Our established links with clinic and industry will help us to exploit and translate key discoveries. And to demonstrate the industrial potential, we will produce nanopatterned samples large enough for expansion of mesenchymal stem cells with a target of generating 5.000.000 cells from a bone marrow aspirate.

The proposed research is at the forefront of stem cells research globally. Through a number of "World's firsts" we have published results based on our nanotopography strategy in leading journals. We have excellent experience in identifying potential IP, protecting it and developing the innovations for industrial uptake. Our stem cell work has been supported by BBSRC follow-on funding (2x). We have carried out market research and have a good idea of the commercial landscape and the penetration. We are willing to share these resources with interested industrial partners in the club.

As we generate further proof for our surfaces and awareness of their potential, the impact will be wide-ranging. We will engage with interested BRIC partners to maximise the exploitation of the differentiating surfaces.

The proposed technology is generic and will be able to accelerate the development of existing and new products. As the technology can be scaled to industrial production, it has robust manufacturability and the full potential to be cheap and reliable, a prerequisite to yield cell based products at lowest possible cost.

We believe that it would be possible to produce 100.000 parts with an additional cost per part of less than 40 pence. If the technology is to be incorporated in more products it is likely that the costs can be further reduced.

The team is well-placed to bring the technology towards market. The in-house injection moulding facility can be run as a pilot line and in collaboration with a global cell culture plastic manufacturer, prototypes of cell culture flasks have been made based on nanopatterned polymer microscope slides. Moreover, the University is a corporate member of the Scottish Plastic and Rubber Association and Gadegaard has excellent connections to Engel UK through which OEM partners for full-scale production can be identified.

With the injection moulding facility in Glasgow, we are able to produce samples (1000-2000) for trialling with interested BRIC partner. We have previous experience working with multinational companies on producing prototypes and test them subsequently.

Furthermore, understanding how stem cells are controlled by small molecules (metabolites) and biochemical pathways will help generate new pharmaceuticals to target stem cells in vitro and in vivo.

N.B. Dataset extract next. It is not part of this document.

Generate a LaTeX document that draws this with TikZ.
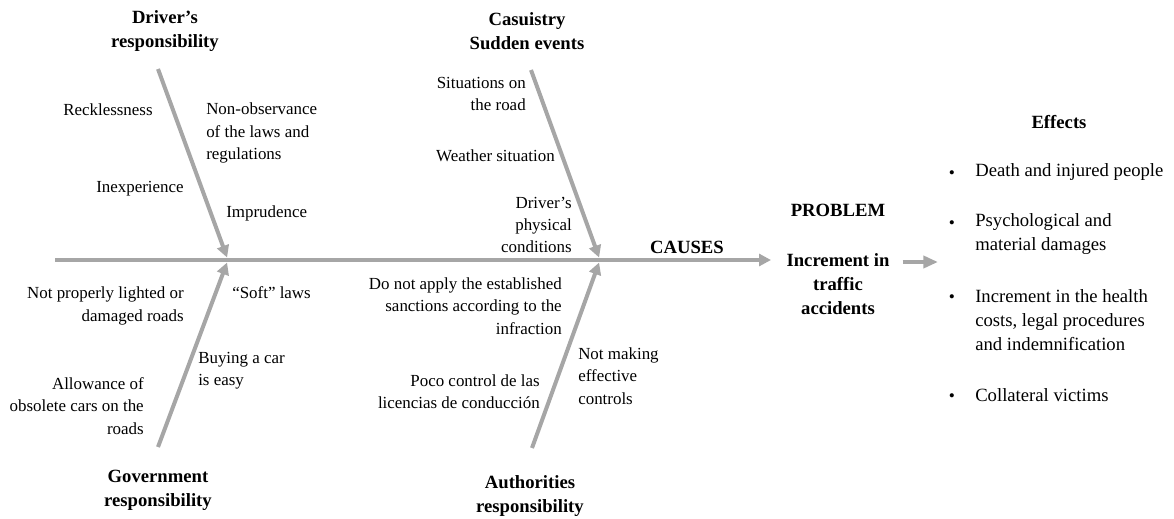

Non-academic beneficiaries will include:
Clinic - most clinicians now accept that tissue engineering, stem cells and nanotechnology will be important in the medium-term future. We believe it is pivotal for clinicians to engage with early-stage research to inform a realistic compromise between material function and clinical application and we will do this through our established orthopaedic and regenerative connections.

Patients - the public are interested in stem cell therapies and our surfaces hold the potential to help deliver these therapies.

This proposal will augment previously funded BRIC projects such as bioreactor design, large-scale production of multipotent cells, scalable selection methods for therapeutic cells, and charged and topography based cell separation.